I don't see ANY of that happening. Even if it did, I think the AM owners would laugh me out of D.C.

I suppose if I could lobby the FCC for ONE thing, I'd push for the 7.5 Khz / noise blanking. That would do more to improve the listener experience than anything else.

If I had an AM stick... it would depend on where I was. If I was out in the middle of nowhere, I might be able to get away with AC / CHR / country if there were no local competing FMs and I had lots of community involvement.

In most cities above, oh, 25,000 residents, I think the only option is to find a secondary niche an FM won't or isn't filling.

The question I can't answer is whether a station targeted at a secondary group can generate enough income to pay the bills... although in the Tulsa, Oklahoma area (and many others I suspect) that's what's been happening.. in fact, right now we have FIVE Spanish-language AM stations on the air... and we'd have a sixth, save a dispute with a landlord. We have one, 6kw FM.

Years ago I heard an OKC station go EZ Listening / Beautiful Music.
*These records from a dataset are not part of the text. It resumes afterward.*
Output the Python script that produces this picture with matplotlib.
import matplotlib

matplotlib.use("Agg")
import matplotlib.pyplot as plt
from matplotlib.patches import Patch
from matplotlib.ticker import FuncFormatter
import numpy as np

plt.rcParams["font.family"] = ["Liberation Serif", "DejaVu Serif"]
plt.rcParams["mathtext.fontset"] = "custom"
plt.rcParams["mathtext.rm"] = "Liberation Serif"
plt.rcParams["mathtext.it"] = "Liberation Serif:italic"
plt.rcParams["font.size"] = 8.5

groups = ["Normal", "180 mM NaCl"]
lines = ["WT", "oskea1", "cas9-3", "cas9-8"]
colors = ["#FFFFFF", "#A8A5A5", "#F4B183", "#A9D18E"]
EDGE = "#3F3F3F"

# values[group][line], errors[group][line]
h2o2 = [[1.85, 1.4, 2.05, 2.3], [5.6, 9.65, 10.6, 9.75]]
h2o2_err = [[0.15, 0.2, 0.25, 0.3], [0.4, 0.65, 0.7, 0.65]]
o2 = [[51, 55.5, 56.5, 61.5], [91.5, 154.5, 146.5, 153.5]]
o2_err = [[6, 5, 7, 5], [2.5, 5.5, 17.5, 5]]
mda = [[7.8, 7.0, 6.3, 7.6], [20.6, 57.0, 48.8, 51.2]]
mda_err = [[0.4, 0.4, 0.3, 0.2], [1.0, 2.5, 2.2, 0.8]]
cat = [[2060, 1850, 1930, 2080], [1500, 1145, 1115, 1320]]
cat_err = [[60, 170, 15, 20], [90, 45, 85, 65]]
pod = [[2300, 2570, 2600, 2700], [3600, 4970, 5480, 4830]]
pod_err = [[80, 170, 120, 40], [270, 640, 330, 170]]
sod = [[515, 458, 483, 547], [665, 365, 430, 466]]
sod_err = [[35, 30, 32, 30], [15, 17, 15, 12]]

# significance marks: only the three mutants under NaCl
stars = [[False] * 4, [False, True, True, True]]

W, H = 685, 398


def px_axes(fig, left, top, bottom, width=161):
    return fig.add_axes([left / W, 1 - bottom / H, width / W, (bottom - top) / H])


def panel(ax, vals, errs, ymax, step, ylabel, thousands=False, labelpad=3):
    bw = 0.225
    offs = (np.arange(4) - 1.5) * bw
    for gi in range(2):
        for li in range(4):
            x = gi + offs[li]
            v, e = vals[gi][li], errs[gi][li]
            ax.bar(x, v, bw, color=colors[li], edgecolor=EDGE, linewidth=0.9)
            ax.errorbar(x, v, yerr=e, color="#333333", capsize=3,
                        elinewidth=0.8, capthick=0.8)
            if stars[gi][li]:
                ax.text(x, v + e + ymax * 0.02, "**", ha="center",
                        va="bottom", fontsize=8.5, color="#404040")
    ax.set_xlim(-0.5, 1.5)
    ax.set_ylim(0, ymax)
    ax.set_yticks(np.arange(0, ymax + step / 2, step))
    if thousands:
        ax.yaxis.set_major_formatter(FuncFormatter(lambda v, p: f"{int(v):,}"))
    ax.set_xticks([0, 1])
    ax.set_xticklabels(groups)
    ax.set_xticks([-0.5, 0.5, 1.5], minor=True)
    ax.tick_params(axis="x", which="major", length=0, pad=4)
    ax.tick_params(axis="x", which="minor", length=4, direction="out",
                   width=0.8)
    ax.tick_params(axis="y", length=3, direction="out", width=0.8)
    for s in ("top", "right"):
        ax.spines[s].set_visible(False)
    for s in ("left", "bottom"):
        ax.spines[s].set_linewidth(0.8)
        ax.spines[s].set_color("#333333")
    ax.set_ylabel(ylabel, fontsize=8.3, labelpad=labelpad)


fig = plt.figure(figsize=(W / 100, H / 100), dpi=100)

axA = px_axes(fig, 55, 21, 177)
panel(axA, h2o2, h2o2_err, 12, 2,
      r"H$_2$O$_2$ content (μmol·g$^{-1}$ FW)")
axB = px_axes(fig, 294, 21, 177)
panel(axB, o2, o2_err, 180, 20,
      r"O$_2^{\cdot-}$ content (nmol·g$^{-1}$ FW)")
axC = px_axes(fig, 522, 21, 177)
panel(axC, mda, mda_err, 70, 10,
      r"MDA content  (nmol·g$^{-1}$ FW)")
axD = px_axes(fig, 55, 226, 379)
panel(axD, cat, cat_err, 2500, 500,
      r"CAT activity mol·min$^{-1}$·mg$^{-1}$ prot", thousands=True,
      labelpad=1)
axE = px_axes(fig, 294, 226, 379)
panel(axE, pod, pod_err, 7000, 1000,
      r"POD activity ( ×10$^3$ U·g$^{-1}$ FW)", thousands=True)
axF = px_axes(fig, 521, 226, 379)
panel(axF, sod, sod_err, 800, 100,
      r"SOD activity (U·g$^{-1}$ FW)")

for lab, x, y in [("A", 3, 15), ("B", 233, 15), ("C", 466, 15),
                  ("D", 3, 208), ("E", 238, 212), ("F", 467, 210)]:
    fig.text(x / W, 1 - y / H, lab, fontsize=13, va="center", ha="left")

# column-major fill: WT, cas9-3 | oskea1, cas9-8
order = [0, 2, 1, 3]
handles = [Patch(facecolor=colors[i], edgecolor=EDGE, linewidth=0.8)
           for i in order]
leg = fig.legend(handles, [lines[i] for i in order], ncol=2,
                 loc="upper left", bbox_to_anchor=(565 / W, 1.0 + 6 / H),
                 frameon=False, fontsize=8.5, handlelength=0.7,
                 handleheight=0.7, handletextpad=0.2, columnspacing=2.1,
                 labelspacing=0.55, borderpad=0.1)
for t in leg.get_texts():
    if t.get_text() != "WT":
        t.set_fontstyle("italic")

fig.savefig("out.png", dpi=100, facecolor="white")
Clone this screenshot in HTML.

I thought it sounded awful, but I was young, the station was distant, and the processing could have been set "wrong."

Although it's an older target, I wonder if either Beautiful Music or Smooth Jazz could find a profitable home on AM, since they seem to be dying on the FM vine as the audience ages? This could be automated (pardon the pun) for a song, you'd only need maybe two employees and a sales staff, tops...
 
TheBigA said:
PTBoardOp94 said:
But if you can come up with some way to loosen the directional patterns that stations like WIND have, you might have a shot at keeping things alive.

Is that under the purview of the NAB Board of Directors? I doubt it. So having them meet on this subject is a waste.

Now say the FCC had such a meeting. (And pigs flew) But obviously the FCC doesn't care whether AM radio as we knew it comes back. The band is still the band, regardless of how it's used. So they still have jobs.

I a decade or so the AM band will probably another ham radio band.